COLLECTED MATERIAL

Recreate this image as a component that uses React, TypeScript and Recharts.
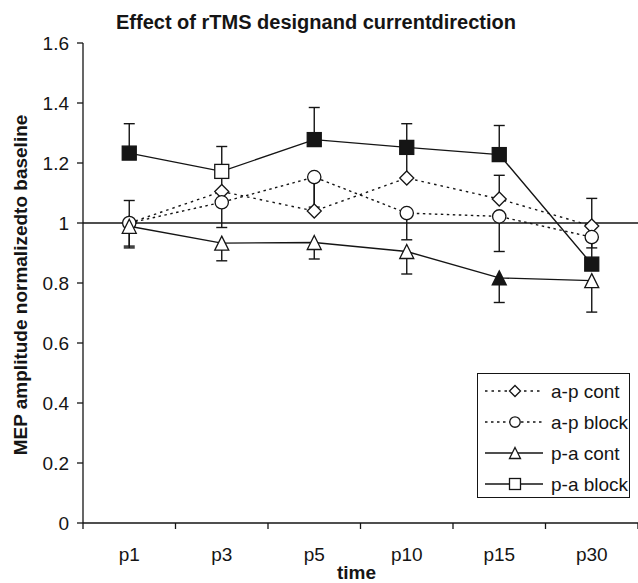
import React from 'react';
import { LineChart, Line, XAxis, YAxis, ErrorBar, ReferenceLine } from 'recharts';

const times = ['p1', 'p3', 'p5', 'p10', 'p15', 'p30'];

// a-p cont (diamonds, dotted) - error bars go up
const apCont = [1.0, 1.105, 1.04, 1.15, 1.08, 0.99];
const apContErr = [0.075, 0.06, 0.1, 0.09, 0.079, 0.092];
// a-p block (circles, dotted) - error bars go down
const apBlock = [1.0, 1.069, 1.153, 1.033, 1.022, 0.953];
const apBlockErr = [0.077, 0.084, 0.1, 0.089, 0.117, 0.036];
// p-a cont (triangles, solid) - error bars go down
const paCont = [0.989, 0.933, 0.935, 0.905, 0.817, 0.808];
const paContErr = [0.072, 0.059, 0.055, 0.075, 0.082, 0.105];
const paContFilled = [false, false, false, false, true, false];
// p-a block (squares, solid) - error bars go up
const paBlock = [1.233, 1.172, 1.278, 1.252, 1.228, 0.863];
const paBlockErr = [0.098, 0.083, 0.107, 0.079, 0.097, 0.09];
const paBlockFilled = [true, false, true, true, true, true];

const noneFilled = [false, false, false, false, false, false];

const yTicks = [0, 0.2, 0.4, 0.6, 0.8, 1, 1.2, 1.4, 1.6];

const INK = '#151515';
const FONT = '"Liberation Sans", Arial, Helvetica, sans-serif';

type Shape = 'diamond' | 'circle' | 'triangle' | 'square';

const series = [
  { key: 'apCont', name: 'a-p cont', values: apCont, err: apContErr, up: true, filled: noneFilled, shape: 'diamond' as Shape, dash: '2.5 4' },
  { key: 'apBlock', name: 'a-p block', values: apBlock, err: apBlockErr, up: false, filled: noneFilled, shape: 'circle' as Shape, dash: '2.5 3.5' },
  { key: 'paCont', name: 'p-a cont', values: paCont, err: paContErr, up: false, filled: paContFilled, shape: 'triangle' as Shape, dash: undefined },
  { key: 'paBlock', name: 'p-a block', values: paBlock, err: paBlockErr, up: true, filled: paBlockFilled, shape: 'square' as Shape, dash: undefined },
];

const data = times.map((time, i) => {
  const row: Record<string, any> = { time };
  series.forEach((s) => {
    const v = s.values[i];
    const e = s.err[i];
    row[s.key] = v;
    row[s.key + 'Err'] = s.up ? [0, e] : [e, 0];
    row[s.key + 'Cap'] = s.up ? v + e : v - e;
    row[s.key + 'Fill'] = s.filled[i];
  });
  return row;
});

function Marker({ shape, cx, cy, filled, size }: { shape: Shape; cx: number; cy: number; filled: boolean; size: number }) {
  const fill = filled ? INK : '#fff';
  const h = size / 2;
  const common = { fill, stroke: INK, strokeWidth: 1.3 };
  if (shape === 'diamond') {
    return <polygon points={`${cx},${cy - h} ${cx + h},${cy} ${cx},${cy + h} ${cx - h},${cy}`} {...common} />;
  }
  if (shape === 'circle') {
    return <circle cx={cx} cy={cy} r={h * 0.95} {...common} />;
  }
  if (shape === 'triangle') {
    return <polygon points={`${cx},${cy - h} ${cx + h},${cy + h} ${cx - h},${cy + h}`} {...common} />;
  }
  return <rect x={cx - h} y={cy - h} width={size} height={size} {...common} />;
}

// category label with Excel-style tick marks on the band edges
function TimeTick(props: any) {
  const { x, y, payload, index } = props;
  const off = payload.offset || 0;
  return (
    <g>
      <line x1={x - off} x2={x - off} y1={y} y2={y + 6} stroke={INK} strokeWidth={1.3} />
      {index === times.length - 1 && <line x1={x + off} x2={x + off} y1={y} y2={y + 6} stroke={INK} strokeWidth={1.3} />}
      <text x={x} y={y + 25} dy="0.71em" textAnchor="middle" fontSize={19} fill={INK} fontFamily={FONT}>
        {payload.value}
      </text>
    </g>
  );
}

function LegendBox() {
  return (
    <div
      style={{
        position: 'absolute',
        left: 477,
        top: 373,
        width: 151,
        height: 123,
        border: `1.5px solid ${INK}`,
        background: '#fff',
      }}
    >
      <svg width={151} height={123} style={{ position: 'absolute', left: 0, top: 0 }}>
        {series.map((s, i) => {
          const y = 17 + i * 31;
          return (
            <g key={s.key}>
              <line x1={7} x2={65} y1={y} y2={y} stroke={INK} strokeWidth={1.3} strokeDasharray={s.dash} />
              <Marker shape={s.shape} cx={37} cy={y} filled={false} size={11} />
              <text x={73} y={y} dy="0.35em" fontSize={19} fill={INK} fontFamily={FONT}>
                {s.name}
              </text>
            </g>
          );
        })}
      </svg>
    </div>
  );
}

export default function App() {
  return (
    <div style={{ position: 'absolute', left: 0, top: 0, width: 638, height: 583, background: '#fff', fontFamily: FONT }}>
      <div
        style={{
          position: 'absolute',
          left: 0,
          top: 12,
          width: 632,
          textAlign: 'center',
          fontWeight: 'bold',
          fontSize: 20,
          lineHeight: '20px',
          color: INK,
        }}
      >
        Effect of rTMS designand currentdirection
      </div>
      <LineChart width={638} height={583} data={data} margin={{ top: 43, right: 0, bottom: 0, left: 0 }}>
        <XAxis
          dataKey="time"
          scale="band"
          interval={0}
          height={60}
          axisLine={{ stroke: INK, strokeWidth: 1.3 }}
          tickLine={false}
          tickSize={0}
          tickMargin={0}
          tick={<TimeTick />}
          label={({ viewBox }: any) => (
            <text
              x={viewBox.x + viewBox.width / 2 - 4}
              y={viewBox.y + viewBox.height - 4}
              textAnchor="middle"
              fontWeight="bold"
              fontSize={19}
              fill={INK}
              fontFamily={FONT}
            >
              time
            </text>
          )}
        />
        <YAxis
          type="number"
          domain={[0, 1.6]}
          ticks={yTicks}
          width={83}
          tickSize={6}
          tickMargin={8}
          axisLine={{ stroke: INK, strokeWidth: 1.3 }}
          tickLine={{ stroke: INK, strokeWidth: 1.3 }}
          tick={{ fontSize: 19, fill: INK, fontFamily: FONT }}
          label={({ viewBox }: any) => {
            const cy = viewBox.y + viewBox.height / 2 + 2;
            return (
              <text
                x={20}
                y={cy}
                transform={`rotate(-90, 20, ${cy})`}
                textAnchor="middle"
                dominantBaseline="central"
                fontWeight="bold"
                fontSize={19}
                fill={INK}
                fontFamily={FONT}
              >
                MEP amplitude normalizedto baseline
              </text>
            );
          }}
        />
        <ReferenceLine y={1} stroke={INK} strokeWidth={1.3} />
        {series.map((s) => (
          <Line
            key={s.key + '-bar'}
            dataKey={s.key}
            stroke="none"
            dot={false}
            activeDot={false}
            legendType="none"
            isAnimationActive={false}
          >
            <ErrorBar dataKey={s.key + 'Err'} width={0} stroke={INK} strokeWidth={1.4} direction="y" />
          </Line>
        ))}
        {series.map((s) => (
          <Line
            key={s.key + '-cap'}
            dataKey={s.key + 'Cap'}
            stroke="none"
            activeDot={false}
            legendType="none"
            isAnimationActive={false}
            dot={(p: any) => (
              <line
                key={`${s.key}-cap-${p.index}`}
                x1={p.cx - 5.5}
                x2={p.cx + 5.5}
                y1={p.cy}
                y2={p.cy}
                stroke={INK}
                strokeWidth={1.4}
              />
            )}
          />
        ))}
        {series.map((s) => (
          <Line
            key={s.key}
            dataKey={s.key}
            name={s.name}
            stroke={INK}
            strokeWidth={1.4}
            strokeDasharray={s.dash}
            activeDot={false}
            isAnimationActive={false}
            dot={(p: any) => (
              <g key={`${s.key}-dot-${p.index}`}>
                <Marker shape={s.shape} cx={p.cx} cy={p.cy} filled={!!p.payload[s.key + 'Fill']} size={14} />
              </g>
            )}
          />
        ))}
      </LineChart>
      <LegendBox />
    </div>
  );
}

SET TASK
Only the number is wanted: how many lines of the data contain the word "React"?

FINISHED ANSWER
2